> **What is expected**: All lines in the records below from the line with "Reproduce this chart with Observable Plot." through the line with "100, 110, 120];" are to be given again exactly, both ends included; the pictures are to be left out.

==== Records for the exercise

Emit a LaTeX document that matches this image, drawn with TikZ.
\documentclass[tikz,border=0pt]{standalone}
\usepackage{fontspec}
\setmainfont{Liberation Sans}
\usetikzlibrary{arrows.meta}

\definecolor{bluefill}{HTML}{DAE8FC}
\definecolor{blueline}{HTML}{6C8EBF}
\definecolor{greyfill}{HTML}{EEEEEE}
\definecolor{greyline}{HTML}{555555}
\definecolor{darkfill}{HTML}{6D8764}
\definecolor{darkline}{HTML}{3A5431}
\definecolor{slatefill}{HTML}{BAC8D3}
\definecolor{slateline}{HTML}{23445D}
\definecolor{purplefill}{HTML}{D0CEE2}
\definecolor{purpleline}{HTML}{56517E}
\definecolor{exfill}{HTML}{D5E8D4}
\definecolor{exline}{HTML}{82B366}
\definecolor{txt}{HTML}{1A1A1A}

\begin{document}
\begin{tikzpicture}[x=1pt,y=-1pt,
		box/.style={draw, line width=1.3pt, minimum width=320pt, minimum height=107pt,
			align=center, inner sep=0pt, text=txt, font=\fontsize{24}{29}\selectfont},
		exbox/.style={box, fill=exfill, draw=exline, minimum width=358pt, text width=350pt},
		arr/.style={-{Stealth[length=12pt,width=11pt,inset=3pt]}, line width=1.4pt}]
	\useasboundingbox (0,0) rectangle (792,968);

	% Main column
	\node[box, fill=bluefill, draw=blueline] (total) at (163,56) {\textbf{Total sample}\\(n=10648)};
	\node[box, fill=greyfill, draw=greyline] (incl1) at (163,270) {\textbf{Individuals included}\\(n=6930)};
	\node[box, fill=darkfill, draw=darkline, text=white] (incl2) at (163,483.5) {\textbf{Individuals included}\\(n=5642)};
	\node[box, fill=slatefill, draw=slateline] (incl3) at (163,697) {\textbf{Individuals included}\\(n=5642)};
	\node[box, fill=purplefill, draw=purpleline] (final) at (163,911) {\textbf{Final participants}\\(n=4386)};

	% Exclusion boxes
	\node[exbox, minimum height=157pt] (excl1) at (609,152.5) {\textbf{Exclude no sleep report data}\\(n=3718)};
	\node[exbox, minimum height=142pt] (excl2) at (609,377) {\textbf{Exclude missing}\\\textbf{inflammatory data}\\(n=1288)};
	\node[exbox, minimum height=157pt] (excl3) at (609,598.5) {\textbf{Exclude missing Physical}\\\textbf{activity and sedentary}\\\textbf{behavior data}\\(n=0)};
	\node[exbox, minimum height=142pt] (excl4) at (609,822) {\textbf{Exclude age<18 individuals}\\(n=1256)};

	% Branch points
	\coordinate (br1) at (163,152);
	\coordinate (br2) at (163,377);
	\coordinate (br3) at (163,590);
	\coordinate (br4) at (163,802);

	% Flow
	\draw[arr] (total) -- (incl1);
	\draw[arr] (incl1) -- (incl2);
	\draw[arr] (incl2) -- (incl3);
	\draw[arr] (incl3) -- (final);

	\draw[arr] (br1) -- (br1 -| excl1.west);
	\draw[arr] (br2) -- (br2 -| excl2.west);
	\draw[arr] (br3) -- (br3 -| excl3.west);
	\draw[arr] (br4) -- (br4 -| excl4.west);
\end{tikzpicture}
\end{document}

========
==== Records for the exercise

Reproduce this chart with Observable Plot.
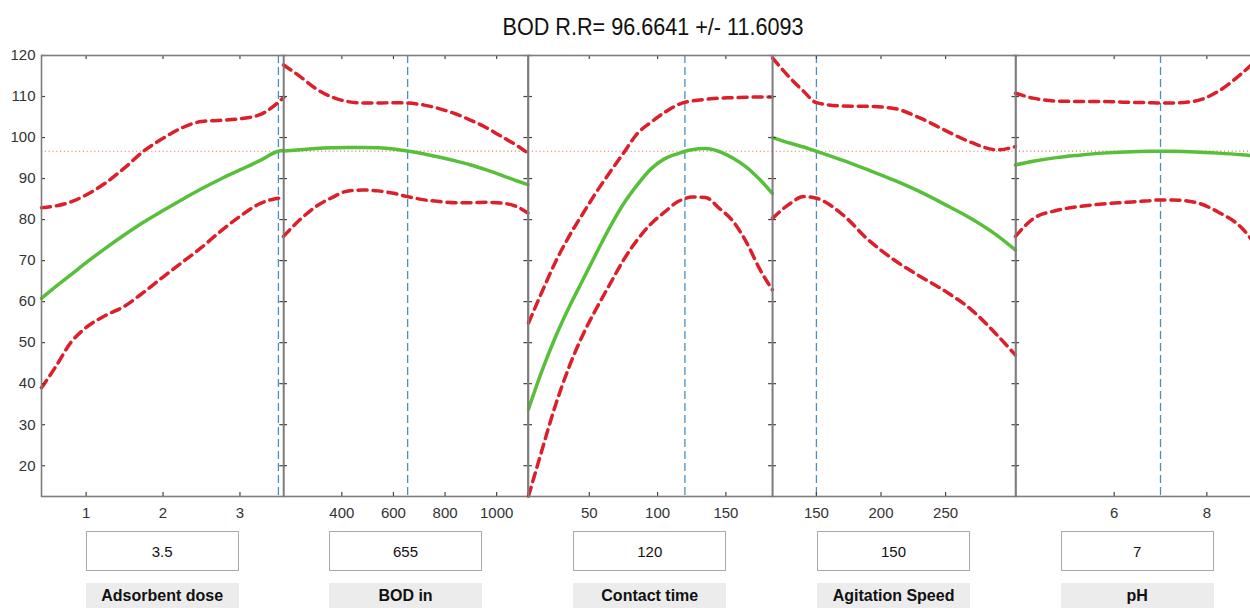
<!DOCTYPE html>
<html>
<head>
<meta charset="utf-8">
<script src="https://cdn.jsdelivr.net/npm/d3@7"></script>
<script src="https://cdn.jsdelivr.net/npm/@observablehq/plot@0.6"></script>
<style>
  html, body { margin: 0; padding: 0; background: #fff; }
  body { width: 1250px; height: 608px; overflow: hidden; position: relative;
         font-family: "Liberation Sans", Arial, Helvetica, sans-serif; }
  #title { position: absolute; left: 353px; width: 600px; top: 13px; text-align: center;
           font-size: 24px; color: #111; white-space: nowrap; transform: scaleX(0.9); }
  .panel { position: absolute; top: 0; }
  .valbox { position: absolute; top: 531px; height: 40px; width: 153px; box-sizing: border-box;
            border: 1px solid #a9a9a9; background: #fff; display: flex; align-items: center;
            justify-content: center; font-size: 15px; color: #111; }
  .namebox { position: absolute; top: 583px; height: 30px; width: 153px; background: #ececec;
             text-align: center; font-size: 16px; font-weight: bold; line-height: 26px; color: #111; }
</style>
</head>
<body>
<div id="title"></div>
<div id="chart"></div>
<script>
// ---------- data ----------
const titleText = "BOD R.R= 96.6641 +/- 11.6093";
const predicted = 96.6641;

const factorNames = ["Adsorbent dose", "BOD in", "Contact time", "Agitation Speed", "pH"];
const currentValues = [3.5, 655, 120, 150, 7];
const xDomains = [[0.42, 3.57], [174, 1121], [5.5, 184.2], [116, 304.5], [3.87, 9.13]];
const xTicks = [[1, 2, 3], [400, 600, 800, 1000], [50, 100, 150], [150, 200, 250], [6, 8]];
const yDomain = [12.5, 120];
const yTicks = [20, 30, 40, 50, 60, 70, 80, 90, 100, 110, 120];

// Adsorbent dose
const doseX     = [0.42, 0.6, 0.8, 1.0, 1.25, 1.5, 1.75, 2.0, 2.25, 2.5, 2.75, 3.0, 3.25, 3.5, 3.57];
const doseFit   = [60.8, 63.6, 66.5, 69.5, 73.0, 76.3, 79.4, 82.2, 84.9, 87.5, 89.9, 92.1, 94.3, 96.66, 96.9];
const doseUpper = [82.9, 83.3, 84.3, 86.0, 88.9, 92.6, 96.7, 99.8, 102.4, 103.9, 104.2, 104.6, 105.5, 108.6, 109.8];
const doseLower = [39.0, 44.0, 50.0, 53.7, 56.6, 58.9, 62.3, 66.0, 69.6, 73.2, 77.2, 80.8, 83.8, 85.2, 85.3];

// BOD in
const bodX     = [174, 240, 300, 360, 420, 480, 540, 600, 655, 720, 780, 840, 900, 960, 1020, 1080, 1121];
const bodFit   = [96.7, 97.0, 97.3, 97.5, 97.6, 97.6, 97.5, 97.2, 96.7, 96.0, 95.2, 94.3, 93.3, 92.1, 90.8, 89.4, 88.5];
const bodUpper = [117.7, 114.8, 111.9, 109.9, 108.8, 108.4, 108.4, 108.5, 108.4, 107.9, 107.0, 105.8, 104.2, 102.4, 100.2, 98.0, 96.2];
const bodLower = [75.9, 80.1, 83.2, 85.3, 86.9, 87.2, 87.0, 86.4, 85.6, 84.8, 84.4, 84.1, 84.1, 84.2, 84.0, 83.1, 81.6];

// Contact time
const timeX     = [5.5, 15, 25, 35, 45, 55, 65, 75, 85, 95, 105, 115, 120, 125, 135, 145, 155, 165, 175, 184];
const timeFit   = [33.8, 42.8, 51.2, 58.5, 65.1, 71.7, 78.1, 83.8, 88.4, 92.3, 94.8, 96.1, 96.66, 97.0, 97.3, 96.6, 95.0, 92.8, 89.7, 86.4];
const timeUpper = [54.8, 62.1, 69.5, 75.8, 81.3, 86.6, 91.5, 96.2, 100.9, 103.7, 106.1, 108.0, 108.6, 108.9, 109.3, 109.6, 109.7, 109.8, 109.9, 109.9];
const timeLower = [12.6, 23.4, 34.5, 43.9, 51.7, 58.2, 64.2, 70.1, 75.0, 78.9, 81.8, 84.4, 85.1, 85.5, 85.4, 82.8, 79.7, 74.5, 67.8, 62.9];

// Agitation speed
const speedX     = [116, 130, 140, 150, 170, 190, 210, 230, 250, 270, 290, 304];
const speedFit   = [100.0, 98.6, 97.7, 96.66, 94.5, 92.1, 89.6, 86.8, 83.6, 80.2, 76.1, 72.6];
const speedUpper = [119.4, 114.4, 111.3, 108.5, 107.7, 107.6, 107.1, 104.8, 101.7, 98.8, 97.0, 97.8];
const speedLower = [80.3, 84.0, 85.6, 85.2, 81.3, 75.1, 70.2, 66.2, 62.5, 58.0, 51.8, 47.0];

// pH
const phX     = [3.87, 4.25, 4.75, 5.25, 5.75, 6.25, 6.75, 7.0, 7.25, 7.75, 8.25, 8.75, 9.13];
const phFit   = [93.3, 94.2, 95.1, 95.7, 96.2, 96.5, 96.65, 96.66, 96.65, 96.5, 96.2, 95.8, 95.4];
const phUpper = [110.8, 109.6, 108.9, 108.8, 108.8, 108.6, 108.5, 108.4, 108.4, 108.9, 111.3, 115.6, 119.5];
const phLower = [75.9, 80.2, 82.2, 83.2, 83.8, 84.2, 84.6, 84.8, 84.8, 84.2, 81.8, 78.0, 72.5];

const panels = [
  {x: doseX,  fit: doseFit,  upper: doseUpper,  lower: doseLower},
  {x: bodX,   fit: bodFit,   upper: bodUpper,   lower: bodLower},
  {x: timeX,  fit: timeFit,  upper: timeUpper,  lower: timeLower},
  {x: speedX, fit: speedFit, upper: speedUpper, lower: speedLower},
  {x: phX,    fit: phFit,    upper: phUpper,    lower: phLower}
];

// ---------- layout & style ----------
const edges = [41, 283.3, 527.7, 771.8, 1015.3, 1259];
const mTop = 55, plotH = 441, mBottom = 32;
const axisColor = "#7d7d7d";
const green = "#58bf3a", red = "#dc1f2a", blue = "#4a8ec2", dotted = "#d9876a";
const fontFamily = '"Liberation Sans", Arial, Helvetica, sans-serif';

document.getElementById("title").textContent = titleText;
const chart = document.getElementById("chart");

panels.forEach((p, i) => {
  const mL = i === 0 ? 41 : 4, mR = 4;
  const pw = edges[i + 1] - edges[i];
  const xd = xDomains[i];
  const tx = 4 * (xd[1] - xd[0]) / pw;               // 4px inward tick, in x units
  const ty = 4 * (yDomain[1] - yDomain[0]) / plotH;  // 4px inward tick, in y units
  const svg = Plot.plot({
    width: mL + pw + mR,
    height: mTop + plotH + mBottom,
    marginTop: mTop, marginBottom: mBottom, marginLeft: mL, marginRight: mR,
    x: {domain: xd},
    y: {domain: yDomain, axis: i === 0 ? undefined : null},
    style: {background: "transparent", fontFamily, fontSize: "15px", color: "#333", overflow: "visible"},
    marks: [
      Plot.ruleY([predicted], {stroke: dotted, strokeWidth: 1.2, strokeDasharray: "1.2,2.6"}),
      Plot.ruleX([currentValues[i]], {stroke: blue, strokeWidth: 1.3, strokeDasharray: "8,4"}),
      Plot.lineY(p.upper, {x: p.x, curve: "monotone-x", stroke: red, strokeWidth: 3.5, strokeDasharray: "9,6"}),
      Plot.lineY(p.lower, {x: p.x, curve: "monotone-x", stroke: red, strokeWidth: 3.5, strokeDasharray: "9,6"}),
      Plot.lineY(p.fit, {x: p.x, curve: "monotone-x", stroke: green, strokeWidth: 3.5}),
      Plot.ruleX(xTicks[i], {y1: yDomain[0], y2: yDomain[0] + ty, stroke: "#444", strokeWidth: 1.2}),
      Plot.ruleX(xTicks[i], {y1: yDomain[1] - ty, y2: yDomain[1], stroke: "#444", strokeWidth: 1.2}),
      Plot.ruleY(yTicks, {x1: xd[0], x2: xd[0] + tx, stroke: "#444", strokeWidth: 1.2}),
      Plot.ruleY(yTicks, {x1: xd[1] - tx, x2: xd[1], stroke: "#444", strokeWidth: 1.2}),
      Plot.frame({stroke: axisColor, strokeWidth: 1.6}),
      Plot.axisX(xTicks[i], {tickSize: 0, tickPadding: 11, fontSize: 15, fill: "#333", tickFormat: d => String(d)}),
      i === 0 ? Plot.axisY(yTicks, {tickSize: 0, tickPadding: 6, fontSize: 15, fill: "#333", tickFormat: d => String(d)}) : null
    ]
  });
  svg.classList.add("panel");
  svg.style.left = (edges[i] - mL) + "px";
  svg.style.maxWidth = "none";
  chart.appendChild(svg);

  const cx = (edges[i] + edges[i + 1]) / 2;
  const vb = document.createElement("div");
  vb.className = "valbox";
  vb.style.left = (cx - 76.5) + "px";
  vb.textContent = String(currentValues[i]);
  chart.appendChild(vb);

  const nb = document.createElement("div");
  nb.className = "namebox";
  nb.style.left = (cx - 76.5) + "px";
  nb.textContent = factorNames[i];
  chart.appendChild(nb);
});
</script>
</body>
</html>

========
==== Records for the exercise

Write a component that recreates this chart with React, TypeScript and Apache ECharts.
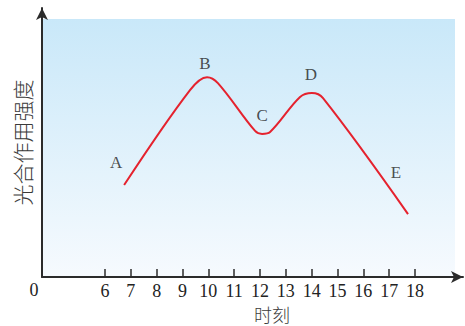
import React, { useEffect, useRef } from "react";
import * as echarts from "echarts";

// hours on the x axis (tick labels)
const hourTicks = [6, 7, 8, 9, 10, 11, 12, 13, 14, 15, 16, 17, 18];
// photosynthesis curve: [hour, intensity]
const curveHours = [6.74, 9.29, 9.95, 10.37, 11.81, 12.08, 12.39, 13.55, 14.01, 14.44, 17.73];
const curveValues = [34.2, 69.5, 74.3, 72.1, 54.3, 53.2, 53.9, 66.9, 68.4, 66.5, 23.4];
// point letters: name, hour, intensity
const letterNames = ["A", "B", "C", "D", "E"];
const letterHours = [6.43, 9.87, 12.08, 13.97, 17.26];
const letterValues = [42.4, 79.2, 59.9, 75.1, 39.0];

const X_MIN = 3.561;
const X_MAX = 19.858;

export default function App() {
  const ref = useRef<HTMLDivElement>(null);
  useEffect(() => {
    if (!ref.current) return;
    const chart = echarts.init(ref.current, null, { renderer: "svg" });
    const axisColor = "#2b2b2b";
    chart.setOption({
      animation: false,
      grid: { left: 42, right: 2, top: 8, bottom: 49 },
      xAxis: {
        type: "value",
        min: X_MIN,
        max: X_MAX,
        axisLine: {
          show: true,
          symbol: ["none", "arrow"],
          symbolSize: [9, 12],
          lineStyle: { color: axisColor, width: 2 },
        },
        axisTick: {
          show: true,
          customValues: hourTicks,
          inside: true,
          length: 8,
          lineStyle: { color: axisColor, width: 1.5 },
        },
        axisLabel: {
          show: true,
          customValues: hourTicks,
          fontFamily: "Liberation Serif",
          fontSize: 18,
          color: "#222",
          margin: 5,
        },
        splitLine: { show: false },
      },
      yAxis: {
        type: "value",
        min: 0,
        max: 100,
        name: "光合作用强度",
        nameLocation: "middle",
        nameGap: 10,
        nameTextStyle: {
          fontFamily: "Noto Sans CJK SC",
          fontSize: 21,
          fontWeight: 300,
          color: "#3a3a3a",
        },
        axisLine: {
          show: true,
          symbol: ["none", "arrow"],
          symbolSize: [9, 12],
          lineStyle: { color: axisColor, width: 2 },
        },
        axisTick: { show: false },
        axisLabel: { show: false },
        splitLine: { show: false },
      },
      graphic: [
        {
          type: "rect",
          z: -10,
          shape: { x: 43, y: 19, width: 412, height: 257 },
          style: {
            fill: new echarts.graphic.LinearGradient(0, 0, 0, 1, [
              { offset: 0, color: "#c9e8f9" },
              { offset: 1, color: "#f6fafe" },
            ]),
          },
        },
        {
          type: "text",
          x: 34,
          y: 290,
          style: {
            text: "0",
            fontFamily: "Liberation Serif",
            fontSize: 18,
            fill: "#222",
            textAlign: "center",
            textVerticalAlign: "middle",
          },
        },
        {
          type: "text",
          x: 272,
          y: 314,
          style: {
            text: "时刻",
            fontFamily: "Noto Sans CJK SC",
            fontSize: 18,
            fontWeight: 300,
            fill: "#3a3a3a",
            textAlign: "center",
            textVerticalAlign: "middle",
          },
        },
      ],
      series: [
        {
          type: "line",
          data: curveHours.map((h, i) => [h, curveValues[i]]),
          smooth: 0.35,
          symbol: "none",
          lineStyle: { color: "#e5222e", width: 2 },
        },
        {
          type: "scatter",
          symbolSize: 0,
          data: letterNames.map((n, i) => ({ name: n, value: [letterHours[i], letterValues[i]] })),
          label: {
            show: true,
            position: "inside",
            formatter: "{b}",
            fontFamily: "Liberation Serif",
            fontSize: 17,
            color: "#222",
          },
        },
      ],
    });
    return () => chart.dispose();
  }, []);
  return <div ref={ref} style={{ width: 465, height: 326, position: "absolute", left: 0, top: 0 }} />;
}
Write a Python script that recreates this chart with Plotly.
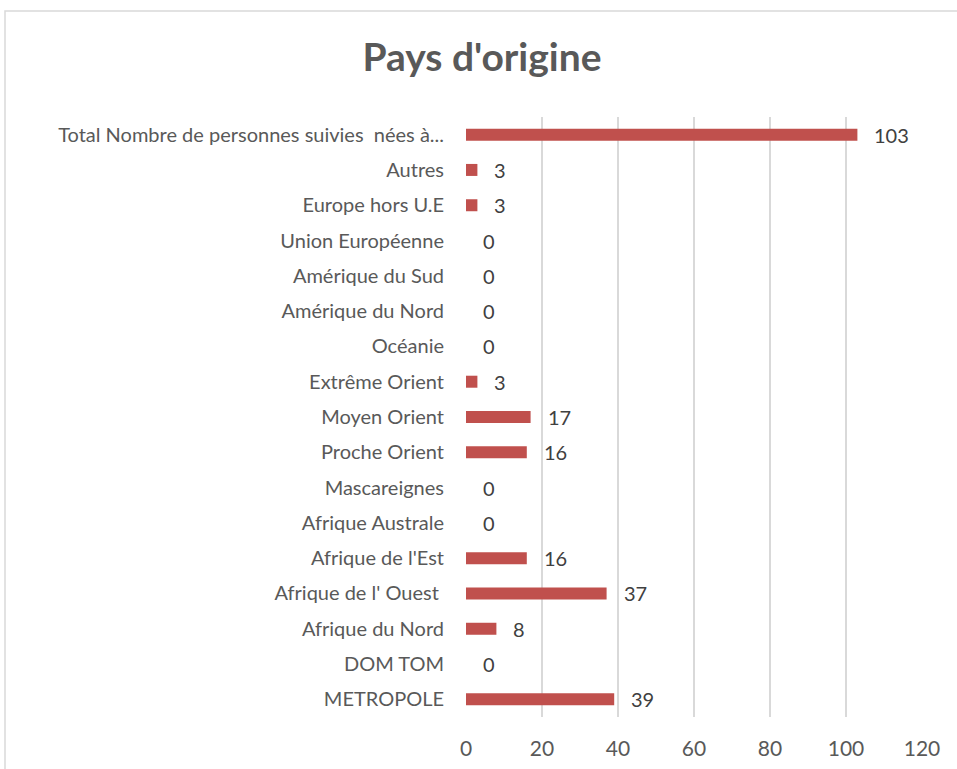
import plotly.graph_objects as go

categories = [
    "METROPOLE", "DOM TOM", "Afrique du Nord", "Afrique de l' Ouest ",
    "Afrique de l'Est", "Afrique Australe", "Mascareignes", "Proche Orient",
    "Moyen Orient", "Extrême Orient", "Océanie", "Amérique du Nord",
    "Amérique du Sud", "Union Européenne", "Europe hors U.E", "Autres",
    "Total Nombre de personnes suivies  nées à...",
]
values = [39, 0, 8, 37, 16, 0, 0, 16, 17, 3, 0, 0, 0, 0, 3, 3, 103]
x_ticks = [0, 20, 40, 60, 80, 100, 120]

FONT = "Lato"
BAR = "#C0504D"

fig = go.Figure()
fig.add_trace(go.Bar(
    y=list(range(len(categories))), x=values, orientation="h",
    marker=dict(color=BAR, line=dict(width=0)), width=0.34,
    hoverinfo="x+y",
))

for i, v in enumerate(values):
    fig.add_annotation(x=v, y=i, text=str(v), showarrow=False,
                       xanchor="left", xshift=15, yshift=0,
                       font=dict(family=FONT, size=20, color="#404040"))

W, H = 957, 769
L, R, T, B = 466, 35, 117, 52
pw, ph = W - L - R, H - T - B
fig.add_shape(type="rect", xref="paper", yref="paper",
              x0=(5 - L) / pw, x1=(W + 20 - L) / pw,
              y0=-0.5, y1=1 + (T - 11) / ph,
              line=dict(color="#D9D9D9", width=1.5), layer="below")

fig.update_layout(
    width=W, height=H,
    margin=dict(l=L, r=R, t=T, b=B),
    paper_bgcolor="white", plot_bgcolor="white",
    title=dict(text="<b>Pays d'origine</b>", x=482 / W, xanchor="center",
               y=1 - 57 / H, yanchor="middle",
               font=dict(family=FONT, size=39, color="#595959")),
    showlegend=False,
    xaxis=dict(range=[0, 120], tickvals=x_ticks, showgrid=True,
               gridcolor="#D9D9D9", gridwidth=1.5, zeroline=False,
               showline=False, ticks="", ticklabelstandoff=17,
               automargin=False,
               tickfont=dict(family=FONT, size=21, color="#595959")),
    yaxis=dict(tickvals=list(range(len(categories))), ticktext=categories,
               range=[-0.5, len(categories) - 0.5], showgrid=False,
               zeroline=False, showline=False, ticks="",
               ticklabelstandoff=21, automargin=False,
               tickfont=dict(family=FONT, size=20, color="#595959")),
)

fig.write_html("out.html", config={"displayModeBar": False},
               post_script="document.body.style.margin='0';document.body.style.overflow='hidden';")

========

> **Output below**:
Reproduce this chart with Observable Plot.
<!DOCTYPE html>
<html>
<head>
<meta charset="utf-8">
<script src="https://cdn.jsdelivr.net/npm/d3@7"></script>
<script src="https://cdn.jsdelivr.net/npm/@observablehq/plot@0.6"></script>
<style>
  html, body { margin: 0; padding: 0; background: #fff; }
  body { width: 1250px; height: 608px; overflow: hidden; position: relative;
         font-family: "Liberation Sans", Arial, Helvetica, sans-serif; }
  #title { position: absolute; left: 353px; width: 600px; top: 13px; text-align: center;
           font-size: 24px; color: #111; white-space: nowrap; transform: scaleX(0.9); }
  .panel { position: absolute; top: 0; }
  .valbox { position: absolute; top: 531px; height: 40px; width: 153px; box-sizing: border-box;
            border: 1px solid #a9a9a9; background: #fff; display: flex; align-items: center;
            justify-content: center; font-size: 15px; color: #111; }
  .namebox { position: absolute; top: 583px; height: 30px; width: 153px; background: #ececec;
             text-align: center; font-size: 16px; font-weight: bold; line-height: 26px; color: #111; }
</style>
</head>
<body>
<div id="title"></div>
<div id="chart"></div>
<script>
// ---------- data ----------
const titleText = "BOD R.R= 96.6641 +/- 11.6093";
const predicted = 96.6641;

const factorNames = ["Adsorbent dose", "BOD in", "Contact time", "Agitation Speed", "pH"];
const currentValues = [3.5, 655, 120, 150, 7];
const xDomains = [[0.42, 3.57], [174, 1121], [5.5, 184.2], [116, 304.5], [3.87, 9.13]];
const xTicks = [[1, 2, 3], [400, 600, 800, 1000], [50, 100, 150], [150, 200, 250], [6, 8]];
const yDomain = [12.5, 120];
const yTicks = [20, 30, 40, 50, 60, 70, 80, 90, 100, 110, 120];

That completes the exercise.